• _Exercise requirements_
Leave out the pictures and retype only the lines from the opening line to the line that holds "plt.rcParams['font.family'] = ['DejaVu Sans']", both ends included.

• _Supplied information_
--------------------

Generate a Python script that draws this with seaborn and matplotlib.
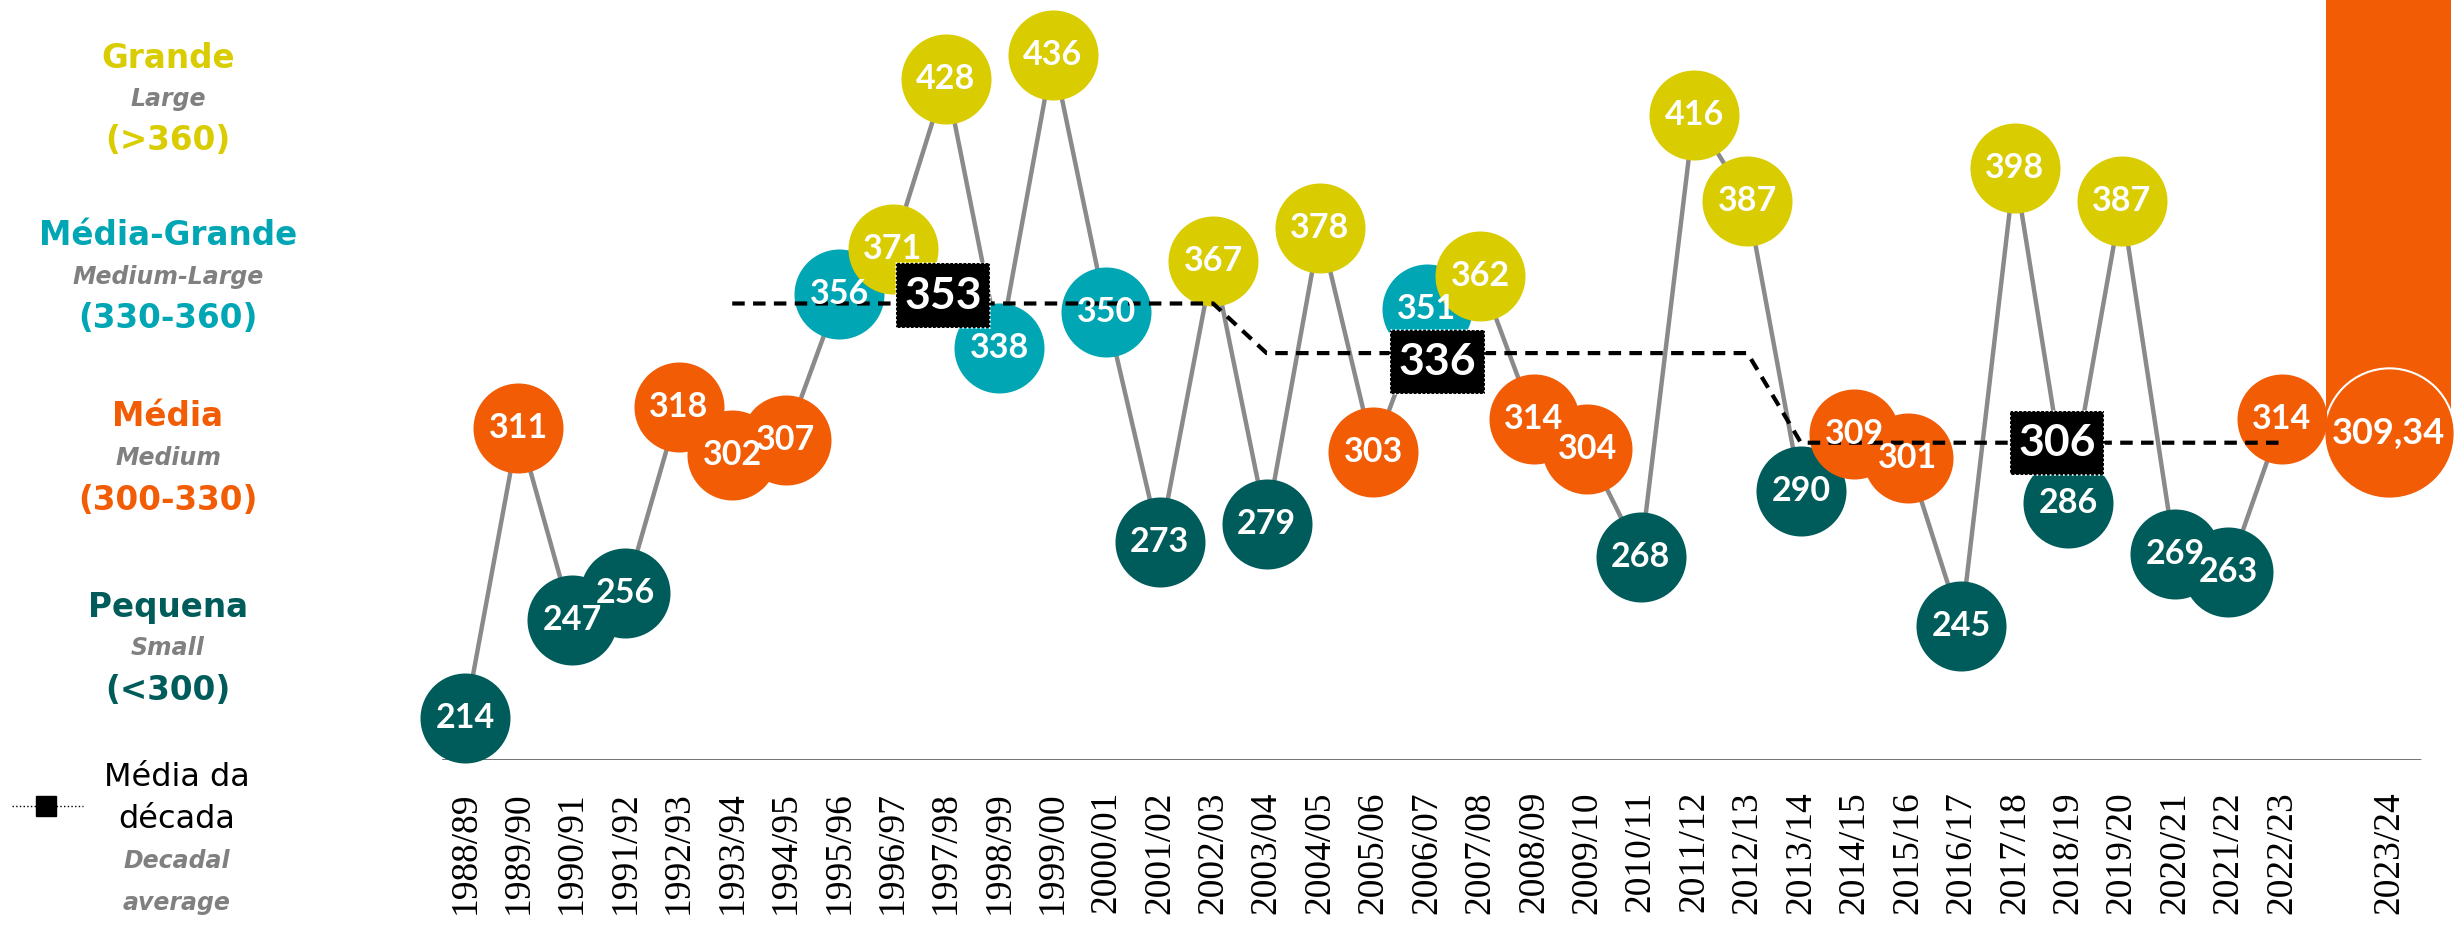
import numpy as np
import matplotlib
matplotlib.use('Agg')
import matplotlib.pyplot as plt
import matplotlib.transforms as mtransforms
from matplotlib import font_manager
from matplotlib.lines import Line2D
import seaborn as sns

# seasons and values
seasons = ['1988/89', '1989/90', '1990/91', '1991/92', '1992/93', '1993/94',
           '1994/95', '1995/96', '1996/97', '1997/98', '1998/99', '1999/00',
           '2000/01', '2001/02', '2002/03', '2003/04', '2004/05', '2005/06',
           '2006/07', '2007/08', '2008/09', '2009/10', '2010/11', '2011/12',
           '2012/13', '2013/14', '2014/15', '2015/16', '2016/17', '2017/18',
           '2018/19', '2019/20', '2020/21', '2021/22', '2022/23']
values = [214, 311, 247, 256, 318, 302, 307, 356, 371, 428, 338, 436, 350, 273,
          367, 279, 378, 303, 351, 362, 314, 304, 268, 416, 387, 290, 309, 301,
          245, 398, 286, 387, 269, 263, 314]
current_season = '2023/24'
current_value = 309.34

# decades used for the average (start index, end index inclusive)
decades = [(5, 14), (15, 24), (25, 34)]
avg_label_x = [8.95, 18.2, 29.8]
avg_label_dy = [8, -9, 0]   # label box offset from the line, pixels

YELLOW = '#D9CC00'
TEAL = '#00A6B3'
ORANGE = '#F25C05'
DARK = '#005C5A'
GRAY = '#8A8A8A'


def cat_color(v):
    if v > 360:
        return YELLOW
    if v >= 330:
        return TEAL
    if v >= 300:
        return ORANGE
    return DARK


sns.set_style('white')
plt.rcParams['font.family'] = ['DejaVu Sans']

# serif face for the season labels
serif_family, serif_size = 'DejaVu Serif', 22
for fam, size in [('Liberation Serif', 27), ('Tinos', 27), ('Noto Serif', 23)]:
    try:
        font_manager.findfont(font_manager.FontProperties(family=fam),
                              fallback_to_default=False)
        serif_family, serif_size = fam, size
        break
    except ValueError:
        pass

fig = plt.figure(figsize=(24.56, 9.27), dpi=100)
ax = fig.add_axes([0.18, 0.1802, 0.82, 0.8198])

x = np.arange(len(values))
x_cur = len(values) + 1

# connecting grey line
sns.lineplot(x=x, y=values, color=GRAY, linewidth=3.2, ax=ax, zorder=2)

# big current season bar + bubble
ax.bar([x_cur], [1000], bottom=current_value, width=2.34, color=ORANGE,
       linewidth=0, zorder=1)
ax.scatter([x_cur], [current_value], s=8800, color=ORANGE, edgecolor='white',
           linewidth=1.5, zorder=3, clip_on=False)
ax.text(x_cur, current_value, '309,34', color='white', fontsize=26,
        fontweight='bold', family='Lato', ha='center', va='center', zorder=4)

# bubbles, each one above the previous; labels on top of all bubbles
for i, v in enumerate(values):
    sns.scatterplot(x=[i], y=[v], s=4200, color=cat_color(v), linewidth=0,
                    ax=ax, zorder=10 + i, clip_on=False, legend=False)
    ax.text(i, v, str(v), color='white', fontsize=24.5, fontweight='bold',
            family='Lato', ha='center', va='center', zorder=95)

# decadal averages
dx, dy = [], []
avgs = []
for s, e in decades:
    m = float(np.mean(values[s:e + 1]))
    avgs.append(m)
    dx += [s, e]
    dy += [m, m]
sns.lineplot(x=dx, y=dy, color='black', linewidth=3, linestyle=(0, (3, 2)),
             ax=ax, zorder=90)
box = [(-1, -0.68), (1, -0.68), (1, 0.68), (-1, 0.68), (-1, -0.68)]
for lx, m, off in zip(avg_label_x, avgs, avg_label_dy):
    shift = mtransforms.ScaledTranslation(0, off / 100, fig.dpi_scale_trans)
    ax.scatter([lx], [m], marker=box, s=4600, color='black', edgecolor='white',
               linewidth=1.2, linestyle=':', zorder=100,
               transform=ax.transData + shift)
    ax.text(lx, m, f'{m:.0f}', color='white', fontsize=32, fontweight='bold',
            family='Lato', ha='center', va='center', zorder=101,
            transform=ax.transData + shift)

ax.set_xlim(-0.43, 37.26)
ax.set_ylim(200, 454.4)
ax.axhline(200, xmin=0, xmax=0.982, color='#666666', linewidth=2, zorder=1)
for sp in ax.spines.values():
    sp.set_visible(False)
ax.set_yticks([])
ax.set_xticks([])
ax.set_xlabel('')
ax.set_ylabel('')

# season labels in a serif face under the axis line
trans = mtransforms.blended_transform_factory(ax.transData, ax.transAxes)
for xi, lab in zip(list(x) + [x_cur], seasons + [current_season]):
    ax.text(xi, -0.041, lab, transform=trans, rotation=90, ha='center',
            va='top', fontsize=serif_size, family=serif_family, color='black')

# left legend
W, H = 2456.0, 927.0


def ftext(px, py, s, **kw):
    fig.text(px / W, 1 - py / H, s, ha='center', va='center', **kw)


legend = [
    ('Grande', 'Large', '(>360)', YELLOW, 58),
    ('Média-Grande', 'Medium-Large', '(330-360)', TEAL, 236),
    ('Média', 'Medium', '(300-330)', ORANGE, 417),
    ('Pequena', 'Small', '(<300)', DARK, 607),
]
for pt, en, rng, col, y0 in legend:
    ftext(168, y0, pt, color=col, fontsize=23.5, fontweight='bold')
    ftext(168, y0 + 41, en, color='#808080', fontsize=17, fontweight='bold',
          style='italic')
    ftext(168, y0 + 83, rng, color=col, fontsize=23.5, fontweight='bold')

ftext(177, 778, 'Média da', color='black', fontsize=23)
ftext(177, 820, 'década', color='black', fontsize=23)
ftext(177, 861, 'Decadal', color='#808080', fontsize=17, fontweight='bold',
      style='italic')
ftext(177, 903, 'average', color='#808080', fontsize=17, fontweight='bold',
      style='italic')
fig.add_artist(Line2D([12 / W, 83 / W], [1 - 806 / H, 1 - 806 / H],
                      color='black', linewidth=1, linestyle=':'))
fig.add_artist(Line2D([46 / W], [1 - 806 / H], color='black', marker='s',
                      markersize=15, linestyle='none'))

fig.savefig('out.png', dpi=100)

--------------------

• _Result of this task_
Generate a Python script that draws this with seaborn and matplotlib.
import numpy as np
import matplotlib
matplotlib.use('Agg')
import matplotlib.pyplot as plt
import matplotlib.transforms as mtransforms
from matplotlib import font_manager
from matplotlib.lines import Line2D
import seaborn as sns

# seasons and values
seasons = ['1988/89', '1989/90', '1990/91', '1991/92', '1992/93', '1993/94',
           '1994/95', '1995/96', '1996/97', '1997/98', '1998/99', '1999/00',
           '2000/01', '2001/02', '2002/03', '2003/04', '2004/05', '2005/06',
           '2006/07', '2007/08', '2008/09', '2009/10', '2010/11', '2011/12',
           '2012/13', '2013/14', '2014/15', '2015/16', '2016/17', '2017/18',
           '2018/19', '2019/20', '2020/21', '2021/22', '2022/23']
values = [214, 311, 247, 256, 318, 302, 307, 356, 371, 428, 338, 436, 350, 273,
          367, 279, 378, 303, 351, 362, 314, 304, 268, 416, 387, 290, 309, 301,
          245, 398, 286, 387, 269, 263, 314]
current_season = '2023/24'
current_value = 309.34

# decades used for the average (start index, end index inclusive)
decades = [(5, 14), (15, 24), (25, 34)]
avg_label_x = [8.95, 18.2, 29.8]
avg_label_dy = [8, -9, 0]   # label box offset from the line, pixels

YELLOW = '#D9CC00'
TEAL = '#00A6B3'
ORANGE = '#F25C05'
DARK = '#005C5A'
GRAY = '#8A8A8A'


def cat_color(v):
    if v > 360:
        return YELLOW
    if v >= 330:
        return TEAL
    if v >= 300:
        return ORANGE
    return DARK


sns.set_style('white')
plt.rcParams['font.family'] = ['DejaVu Sans']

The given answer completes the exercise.